In 1919, Ireland declared independence from Britain and for the next two years the British fought to keep Ireland in the union. This war directly lead to the creation of Northern Ireland as a separate entity from the rest of Ireland, because the British-identified Ulster Protestants were utterly terrified of losing political, economic, social, and cultural power to the Irish Catholics. So, by the end of the war when it was clear that they weren’t able to keep all of Ireland, they sought to section not all of Ulster, as by the 1910s the demographics of Ulster were trending majority Irish Catholic, but enough of it so that the British-identified Protestants had a majority population and still was large enough to support itself economically. Hence the six-county partition into Northern Ireland.
In the mid-late 1960s, we had a civil rights movement that was hugely influenced by the African American civil rights movement in the United States, where Irish Catholics, largely marginalised by the British and the Ulster Protestants, fought for equal rights in Northern Ireland and to end discrimination against Irish Catholics and segregation. However, unlike in the United States, efforts largely failed, as the RUC tried to suppress the movement in Ireland and Ulster loyalists began attacking members involved in the movement. As a result of this, the IRA, which was largely a spent force by this time, gained new vigour and retaliated back, leading to a 30 years-long insurgency between the RUC (former British police force in Northern Ireland), the IRA, and Ulster unionist paramilitaries such as the UVF, where innocent people in both communities were killed only because they were Catholic or Protestant, Irish or Ulster unionist. This ended in the late 1990s due to the Good Friday Agreement, thank goodness.
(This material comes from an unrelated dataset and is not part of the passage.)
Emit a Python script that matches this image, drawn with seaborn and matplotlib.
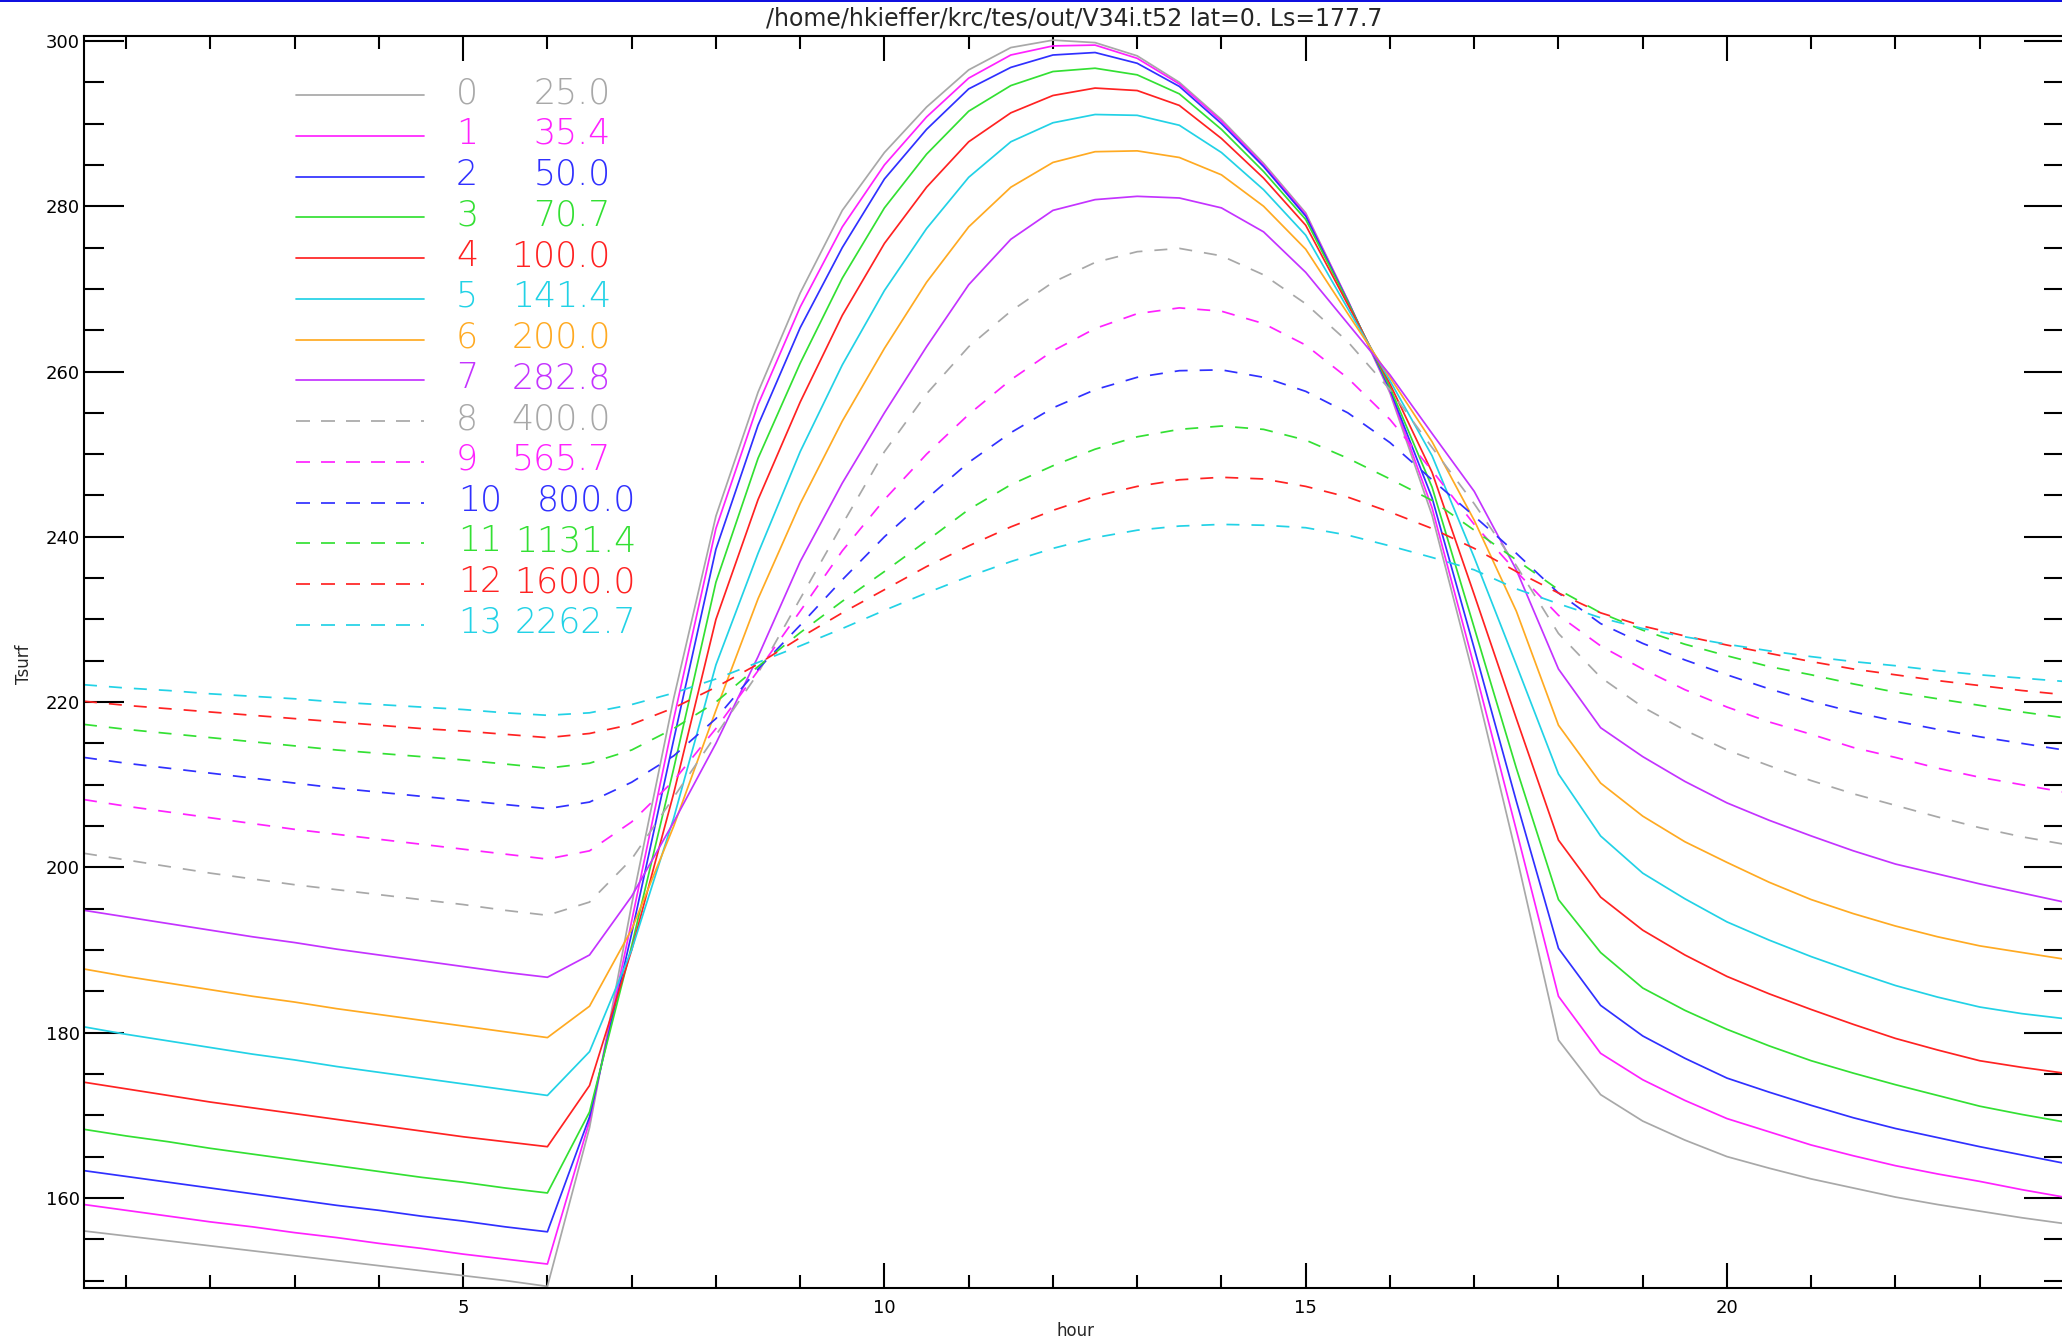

However, the two sides are still as divided today as they are back in the 1960s and 1970s. While discrimination against Irish Catholics have largely subsided in the past 20 years and Irish Catholics have a lot more opportunities in today’s Northern Ireland, segregation of the two communities still remains extremely strong. Ulster unionist communities still remain largely Ulster unionist, Irish communities largely remain Irish and Catholic, and in the border regions the British have put up peace walls dividing the communities so that the two sides do not try to fight against each other. The Irish Catholic population is increasing at a faster rate than the Ulster Protestant population and set to become majority Irish Catholic in 20 years, and the traditional jobs for Ulster Protestants in manufacturing and industry have been largely sent elsewhere due to globalisation, integration into the European Union have brought more Irish from Ireland itself and immigrants from elsewhere in Europe into Northern Ireland, and the culture as a whole have largely shifted in a more liberal direction since the 1990s, and the Protestant Ulster unionist community is feeling very threatened by all these economic, social, political, and cultural changes, and by their loss of status relative to the Irish Catholics. There are still huge tensions surrounding the British government’s treatment of the Irish Catholic community during the Troubles especially with its tacit alliance at times with the UVF/UDA and its framing of innocent victims.
Recently the two major parties agreed to reestablish the regional government in Northern Ireland; we haven’t a government full stop since 2016, due to the RHI scandal and since both the DUP and Sinn Fein were deadlocked in a giant culture war (abortion, homosexuality, Irish language act, etc) to compromise. Before, there was a general election, where the Unionist parties lost Belfast North, a seat they have held on since the beginning of Northern Ireland’s existence and formally a hotbed of Unionism hosting Edward Carson’s old seat. During the campaign, various loyalist paramilitaries threatened violence if the election didn’t go their way, and I’m seriously worried that the Troubles are going to start again soon and I would be killed by some unionist partisan simply because I am Irish or Catholic.